Last month I covered another column by Dave Lowery in which he complained again about the small amount of money that plays of his music on Pandora were getting him. At the time I noted there were some problems with his arguments, not least of which was that he was blaming Pandora for a rate structure that it hadn't set up.

That same day (and I'm sorry it's taken me this long to blog it) Pandora's Tim Westergren took to the company's blog to respond at length. He sees his purpose as setting the record straight, responding both to deliberate misinformation (which he blames on the RIAA) and to understandable but misguided outrage from other working musicians such as Lowery.

He points out that people like Lowery are mistakenly comparing "plays" on Pandora - which are a single person listening - to "plays" on broadcast radio that reach many thousands of listeners or "plays" on a subscription station such as XM which also reach many listeners. If Pandora pays a sliver of the amount paid by XM it does so based on streaming to a proportionally smaller sliver of audience. Oh, and by the way, broadcast radio pays nothing per play. So this is not even close to an apples-to-apples comparison even though everyone uses the word "plays" as though they all meant the same thing.

Westergren also points out that while it has sought to get a rate comparable to other forms of radio it feels it has been targeted by organizations specifically trying to get Pandora (and only Pandora) to pay more. Whatever the rate is set, the argument goes, Pandora should pay rates that establish a level playing field among Pandora and other streaming Internet services.

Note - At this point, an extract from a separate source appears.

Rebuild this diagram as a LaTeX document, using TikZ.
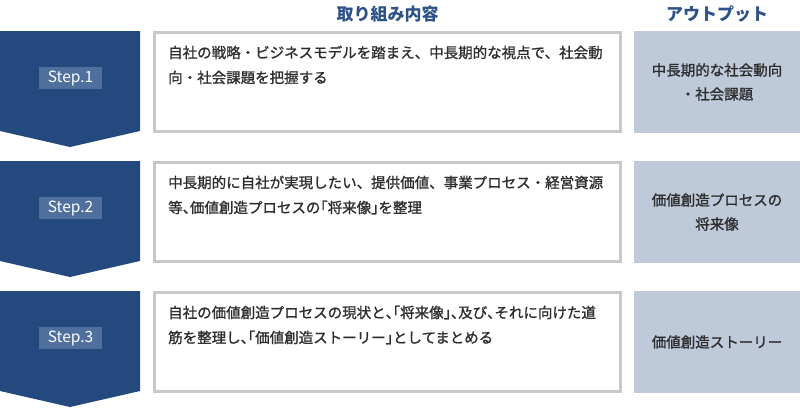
\documentclass[tikz,border=0pt]{standalone}
\usepackage{fontspec}
\setmainfont{Noto Sans CJK JP}
\newfontfamily\bodyfont[FakeBold=1.2]{Noto Sans CJK JP}
\newfontfamily\halffont[FakeBold=1.2,RawFeature=+halt]{Noto Sans CJK JP}
\newcommand{\hw}[1]{{\halffont #1}}
\usetikzlibrary{positioning}
\definecolor{stepblue}{HTML}{23497E}
\definecolor{lblblue}{HTML}{4F6F9C}
\definecolor{headblue}{HTML}{2D5188}
\definecolor{outfill}{HTML}{BEC9DA}
\definecolor{boxgray}{HTML}{C8C8C8}
\definecolor{txtgray}{HTML}{2E2E2E}

\begin{document}
\begin{tikzpicture}[x=1pt,y=-1pt,
  steparrow/.style={fill=stepblue},
  steplabel/.style={fill=lblblue, text=white, minimum width=63pt, minimum height=22pt, inner sep=0pt, font=\fontsize{15.5}{17}\selectfont},
  taskbox/.style={draw=boxgray, line width=3pt, fill=white, minimum width=466pt, minimum height=99pt, inner sep=0pt},
  tasktext/.style={anchor=base west, text width=450pt, align=left, inner sep=0pt, text=txtgray, font=\bodyfont\fontsize{14.5}{25}\selectfont},
  outbox/.style={fill=outfill, minimum width=166pt, minimum height=102pt, inner sep=0pt},
  outtext/.style={align=center, text=txtgray, font=\bodyfont\fontsize{14.5}{24}\selectfont},
  header/.style={text=headblue, font=\fontsize{17}{19}\selectfont\bfseries}]
\useasboundingbox (0,0) rectangle (800,410);

% column headings
\node[header] (headtask) at (387.5,14) {取り組み内容};
\node[header] (headout) at (717,14) {アウトプット};

% one row per step
\foreach \i/\task/\out in {
  1/{自社の戦略・ビジネスモデルを踏まえ、中長期的な視点で、社会動\\向・社会課題を把握する}/{中長期的な社会動向\\・社会課題},
  2/{中長期的に自社が実現したい、提供価値、事業プロセス・経営資源\\等\hw{、}価値創造プロセスの\hw{「}将来像\hw{」}を整理}/{価値創造プロセスの\\将来像},
  3/{自社の価値創造プロセスの現状と\hw{、「}将来像\hw{」、}及び\hw{、}それに向けた道\\筋を整理し\hw{、「}価値創造ストーリー\hw{」}としてまとめる}/{価値創造ストーリー}}{
  \pgfmathsetmacro\oy{130*(\i-1)}
  \fill[steparrow] (0,31+\oy) -- (140,31+\oy) -- (140,131+\oy) -- (70,147+\oy) -- (0,131+\oy) -- cycle;
  \node[steplabel] (step\i) at (70.5,78+\oy) {Step.\i};
  \node[taskbox] (task\i) at (387.5,82+\oy) {};
  \node[tasktext] (tasktxt\i) at (168,58+\oy) {\task};
  \node[outbox] (out\i) at (717,82+\oy) {};
  \node[outtext] (outtxt\i) at (out\i.center) {\out};
}

\end{tikzpicture}
\end{document}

There's also a good bit to read about Westergren's ongoing notion of what Pandora's mission is: founded by artists in order to be for artists. That includes playing and promoting artists who aren't getting exposure elsewhere, and Westergren talks about his commitment to various aspects of this mission. To me, though, this is beside the point: what matters is that Pandora appears to be the target of a singling out, and a deliberate distortion of the situation. That needs to stop, now.